Task to carry out
Your task is to transcribe, without alteration, the lines from the top of the material below through the line bearing "40, 45, 50];", inclusive.

Data segment
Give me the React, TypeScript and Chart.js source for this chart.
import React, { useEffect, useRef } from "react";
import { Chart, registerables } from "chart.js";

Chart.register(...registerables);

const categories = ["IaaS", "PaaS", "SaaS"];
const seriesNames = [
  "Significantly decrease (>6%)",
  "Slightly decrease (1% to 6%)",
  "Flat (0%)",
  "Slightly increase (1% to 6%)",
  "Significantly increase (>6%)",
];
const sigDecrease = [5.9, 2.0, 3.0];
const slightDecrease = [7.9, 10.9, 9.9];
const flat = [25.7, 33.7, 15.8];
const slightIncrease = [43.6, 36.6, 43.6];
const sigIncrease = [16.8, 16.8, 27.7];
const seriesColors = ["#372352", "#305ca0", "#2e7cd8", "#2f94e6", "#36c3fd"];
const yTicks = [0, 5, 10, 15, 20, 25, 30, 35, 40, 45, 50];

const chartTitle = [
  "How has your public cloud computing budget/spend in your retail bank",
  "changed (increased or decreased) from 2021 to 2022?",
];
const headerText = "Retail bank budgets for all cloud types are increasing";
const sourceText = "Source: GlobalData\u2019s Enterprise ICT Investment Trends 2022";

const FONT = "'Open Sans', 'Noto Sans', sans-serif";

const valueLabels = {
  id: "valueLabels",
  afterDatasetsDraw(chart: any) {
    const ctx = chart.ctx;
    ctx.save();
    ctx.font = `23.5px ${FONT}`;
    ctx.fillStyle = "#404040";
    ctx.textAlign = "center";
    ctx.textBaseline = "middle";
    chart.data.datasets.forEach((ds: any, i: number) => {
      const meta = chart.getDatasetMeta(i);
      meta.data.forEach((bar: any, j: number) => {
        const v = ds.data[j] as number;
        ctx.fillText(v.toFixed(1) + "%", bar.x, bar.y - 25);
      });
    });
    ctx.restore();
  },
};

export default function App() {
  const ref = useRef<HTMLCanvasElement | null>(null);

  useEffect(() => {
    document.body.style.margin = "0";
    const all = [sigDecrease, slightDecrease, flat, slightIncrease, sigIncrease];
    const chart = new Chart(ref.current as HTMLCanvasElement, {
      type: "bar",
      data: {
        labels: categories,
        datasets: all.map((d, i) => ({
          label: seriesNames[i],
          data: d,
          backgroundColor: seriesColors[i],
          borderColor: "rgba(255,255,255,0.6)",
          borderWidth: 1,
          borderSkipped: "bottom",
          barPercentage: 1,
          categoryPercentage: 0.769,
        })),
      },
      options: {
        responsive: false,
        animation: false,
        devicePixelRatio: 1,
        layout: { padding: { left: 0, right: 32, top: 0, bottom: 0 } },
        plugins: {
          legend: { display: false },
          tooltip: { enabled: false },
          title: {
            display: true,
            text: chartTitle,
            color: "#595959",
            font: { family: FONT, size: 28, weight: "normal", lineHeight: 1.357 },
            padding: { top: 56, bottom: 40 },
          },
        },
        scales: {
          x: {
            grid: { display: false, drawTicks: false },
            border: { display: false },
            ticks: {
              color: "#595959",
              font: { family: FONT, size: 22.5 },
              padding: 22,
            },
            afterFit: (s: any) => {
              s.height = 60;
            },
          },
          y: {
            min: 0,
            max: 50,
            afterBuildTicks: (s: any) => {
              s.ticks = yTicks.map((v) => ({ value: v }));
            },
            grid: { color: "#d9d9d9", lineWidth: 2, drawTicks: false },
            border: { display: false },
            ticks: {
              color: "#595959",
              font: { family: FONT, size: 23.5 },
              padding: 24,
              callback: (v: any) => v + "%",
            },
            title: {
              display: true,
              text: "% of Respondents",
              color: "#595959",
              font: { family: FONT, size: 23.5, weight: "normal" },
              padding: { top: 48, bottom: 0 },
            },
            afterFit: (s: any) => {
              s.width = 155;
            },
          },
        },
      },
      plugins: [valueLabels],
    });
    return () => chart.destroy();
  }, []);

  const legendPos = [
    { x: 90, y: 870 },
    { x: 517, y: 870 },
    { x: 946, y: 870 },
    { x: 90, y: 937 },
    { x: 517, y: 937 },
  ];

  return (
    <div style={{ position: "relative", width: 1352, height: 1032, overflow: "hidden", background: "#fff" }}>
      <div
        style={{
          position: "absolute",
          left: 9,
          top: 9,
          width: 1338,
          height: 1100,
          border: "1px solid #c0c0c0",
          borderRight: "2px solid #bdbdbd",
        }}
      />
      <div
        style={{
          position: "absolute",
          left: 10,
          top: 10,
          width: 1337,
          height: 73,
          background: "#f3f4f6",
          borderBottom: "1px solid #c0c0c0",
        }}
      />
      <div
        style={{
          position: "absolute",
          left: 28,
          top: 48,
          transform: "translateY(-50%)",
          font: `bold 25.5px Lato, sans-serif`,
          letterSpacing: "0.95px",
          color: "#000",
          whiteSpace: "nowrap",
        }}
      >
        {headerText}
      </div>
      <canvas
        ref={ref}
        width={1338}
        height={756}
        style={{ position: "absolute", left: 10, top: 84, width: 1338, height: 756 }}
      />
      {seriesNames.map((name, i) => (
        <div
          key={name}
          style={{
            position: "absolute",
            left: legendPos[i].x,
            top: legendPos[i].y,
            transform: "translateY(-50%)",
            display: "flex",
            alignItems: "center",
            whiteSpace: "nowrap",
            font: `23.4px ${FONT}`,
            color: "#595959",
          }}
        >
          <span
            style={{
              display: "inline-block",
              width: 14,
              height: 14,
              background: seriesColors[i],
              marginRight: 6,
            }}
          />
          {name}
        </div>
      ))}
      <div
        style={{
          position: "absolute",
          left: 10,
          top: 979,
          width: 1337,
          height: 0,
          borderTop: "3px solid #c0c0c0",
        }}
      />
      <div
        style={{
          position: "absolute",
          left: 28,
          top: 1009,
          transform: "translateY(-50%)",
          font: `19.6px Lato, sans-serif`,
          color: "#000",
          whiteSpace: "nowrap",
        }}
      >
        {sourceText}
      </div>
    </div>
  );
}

Response to the exercise
Give me the React, TypeScript and Chart.js source for this chart.
import React, { useEffect, useRef } from "react";
import { Chart, registerables } from "chart.js";

Chart.register(...registerables);

const categories = ["IaaS", "PaaS", "SaaS"];
const seriesNames = [
  "Significantly decrease (>6%)",
  "Slightly decrease (1% to 6%)",
  "Flat (0%)",
  "Slightly increase (1% to 6%)",
  "Significantly increase (>6%)",
];
const sigDecrease = [5.9, 2.0, 3.0];
const slightDecrease = [7.9, 10.9, 9.9];
const flat = [25.7, 33.7, 15.8];
const slightIncrease = [43.6, 36.6, 43.6];
const sigIncrease = [16.8, 16.8, 27.7];
const seriesColors = ["#372352", "#305ca0", "#2e7cd8", "#2f94e6", "#36c3fd"];
const yTicks = [0, 5, 10, 15, 20, 25, 30, 35, 40, 45, 50];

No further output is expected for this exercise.